Australian Sirloin Steaks with Roasted Garlic Hollandaise Sauce
- 2 pcs thick-cut Australian Sirloin steaks (about 2-3 inches thick)
- salt and freshly cracked black pepper
For the Hollandaise:
- 2 bars butter
- 6 egg yolks
- juice of 2 lemons
- 2 heads garlic, roasted
- parsley or chives, chopped finely
- Remove Australian Sirloin steaks from packaging and let them get to room temperature.
- In a saucepan, melt butter gently. Keep clarified butter part and discard milky substance.
- Using Bosch MUM8 Professional Mixer, whisk egg yolks and lemon juice until pale and frothy.
- Remove Bosch MUM8 mixing bowl and place over saucepan with simmering water to form a double boiler.
- Continue whisking by hand until mixture has thickened and coats the back of a spoon.
- Place Bosch MUM8 mixing bowl back to the mixer and mix using whisk attachment.
- While whisking, very slowly add clarified butter, one tablespoon at a time until all the butter is used and sauce resembles mayonnaise.
- Chop and crush roasted garlic until it becomes a paste and add to the hollandaise sauce. Add chopped chives or parsley and season to taste. Set aside, covered.

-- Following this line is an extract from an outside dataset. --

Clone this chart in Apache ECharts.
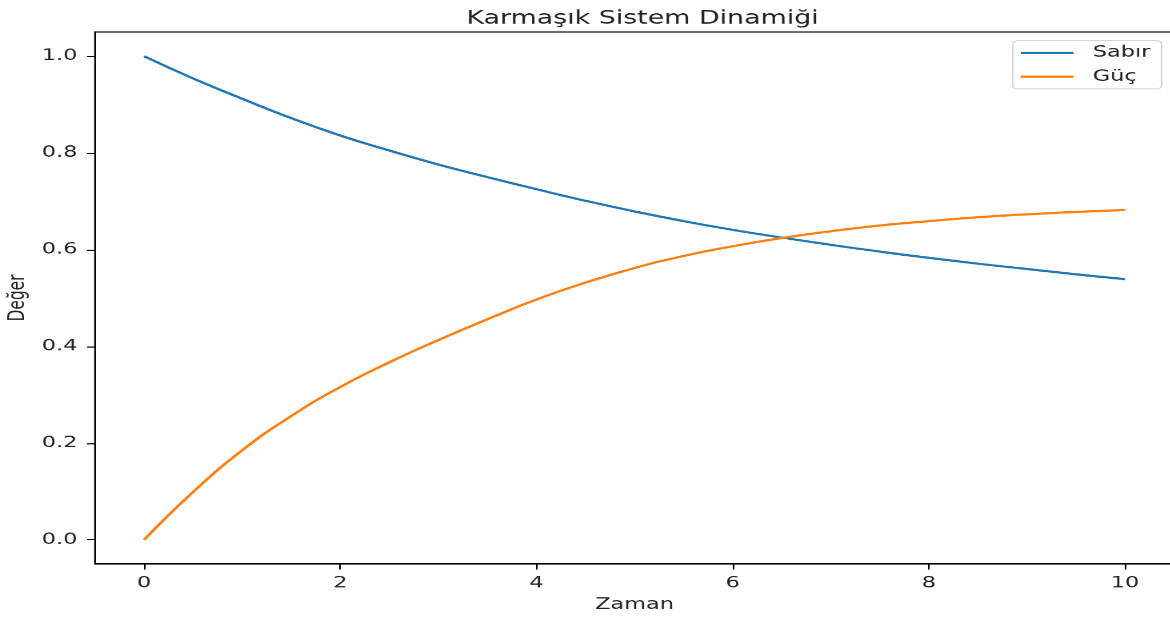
<!DOCTYPE html>
<html>
<head>
<meta charset="utf-8">
<script src="https://cdn.jsdelivr.net/npm/echarts@6/dist/echarts.min.js"></script>
<style>
html,body{margin:0;padding:0;background:#fff;overflow:hidden;width:1170px;height:617px;}
#wrap{position:absolute;left:0;top:0;width:740px;height:561px;transform:scale(1.6,1.1);transform-origin:0 0;}
#c{width:740px;height:561px;}
</style>
</head>
<body>
<div id="wrap"><div id="c"></div></div>
<script>
// Data
const timeValues = [0, 0.5, 1, 1.5, 2, 2.5, 3, 3.5, 4, 4.5, 5, 5.5, 6, 6.5, 7, 7.5, 8, 8.5, 9, 9.5, 10];
const sabirValues = [1.0, 0.954, 0.912, 0.872, 0.836, 0.805, 0.776, 0.750, 0.725, 0.701, 0.679, 0.659, 0.641, 0.625, 0.610, 0.596, 0.583, 0.571, 0.560, 0.549, 0.539];
const gucValues = [0.0, 0.099, 0.185, 0.256, 0.316, 0.367, 0.413, 0.456, 0.497, 0.532, 0.562, 0.587, 0.607, 0.624, 0.638, 0.650, 0.659, 0.667, 0.673, 0.678, 0.682];
const xTicks = [0, 2, 4, 6, 8, 10];
const yTicks = [0.0, 0.2, 0.4, 0.6, 0.8, 1.0];
const seriesNames = ['Sabır', 'Güç'];
const titleText = 'Karmaşık Sistem Dinamiği';
const xLabel = 'Zaman';
const yLabel = 'Değer';

const pairs = vals => timeValues.map((t, i) => [t, vals[i]]);
const FONT = 'DejaVu Sans';
const TXT = '#222';

const chart = echarts.init(document.getElementById('c'), null, {renderer: 'canvas', devicePixelRatio: 2});
chart.setOption({
  animation: false,
  backgroundColor: '#fff',
  title: {
    text: titleText,
    left: 396.6,
    top: 3.5,
    textAlign: 'center',
    textStyle: {fontFamily: FONT, fontSize: 16.8, fontWeight: 'normal', color: TXT}
  },
  legend: {
    orient: 'vertical',
    left: 633,
    top: 37,
    padding: [4, 7, 4, 4],
    itemWidth: 33,
    itemHeight: 14,
    itemGap: 7.8,
    itemStyle: {opacity: 0, borderWidth: 0},
    borderColor: '#d6d6d6',
    borderWidth: 1,
    borderRadius: 3,
    backgroundColor: 'rgba(255,255,255,0.8)',
    textStyle: {fontFamily: FONT, fontSize: 14, color: TXT, padding: [0, 0, 0, 7]},
    data: seriesNames
  },
  grid: {
    left: 59.4, top: 29.1, width: 674.4, height: 483.6,
    containLabel: false, outerBoundsMode: 'none',
    show: true, borderColor: '#000', borderWidth: 1, backgroundColor: 'transparent'
  },
  xAxis: {
    type: 'value', min: -0.5, max: 10.5,
    name: xLabel, nameLocation: 'middle', nameGap: 30, nameMoveOverlap: false,
    nameTextStyle: {fontFamily: FONT, fontSize: 14, color: TXT},
    axisLine: {show: true, onZero: false, lineStyle: {color: '#000', width: 1}},
    axisTick: {show: true, length: 5, lineStyle: {color: '#000', width: 1}, customValues: xTicks},
    axisLabel: {fontFamily: FONT, fontSize: 14, color: TXT, margin: 10.5, customValues: xTicks,
      formatter: v => String(v)},
    splitLine: {show: false}
  },
  yAxis: {
    type: 'value', min: -0.05, max: 1.05,
    name: yLabel, nameLocation: 'middle', nameGap: 41, nameRotate: 90, nameMoveOverlap: false,
    nameTextStyle: {fontFamily: FONT, fontSize: 14, color: TXT},
    axisLine: {show: true, onZero: false, lineStyle: {color: '#000', width: 1}},
    axisTick: {show: true, length: 5, lineStyle: {color: '#000', width: 1}, customValues: yTicks},
    axisLabel: {fontFamily: FONT, fontSize: 14, color: TXT, margin: 11, customValues: yTicks,
      formatter: v => Number(v).toFixed(1)},
    splitLine: {show: false}
  },
  series: [
    {name: seriesNames[0], type: 'line', data: pairs(sabirValues), symbol: 'none', smooth: 0.5,
      lineStyle: {color: '#1f77b4', width: 2}, itemStyle: {color: '#1f77b4'}},
    {name: seriesNames[1], type: 'line', data: pairs(gucValues), symbol: 'none', smooth: 0.5,
      lineStyle: {color: '#ff7f0e', width: 2}, itemStyle: {color: '#ff7f0e'}}
  ]
});
</script>
</body>
</html>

- For the Australian Sirloin steaks, season heavily with salt and cracked black pepper.
- Sear in a very hot pan until all sides are well browned.
- Roast in preheated oven at 200°C for 12 minutes for medium-rare.
- Let the steaks rest for 10 minutes then slice across the grain. Spoon roasted garlic hollandaise over Australian Sirloin steak slices.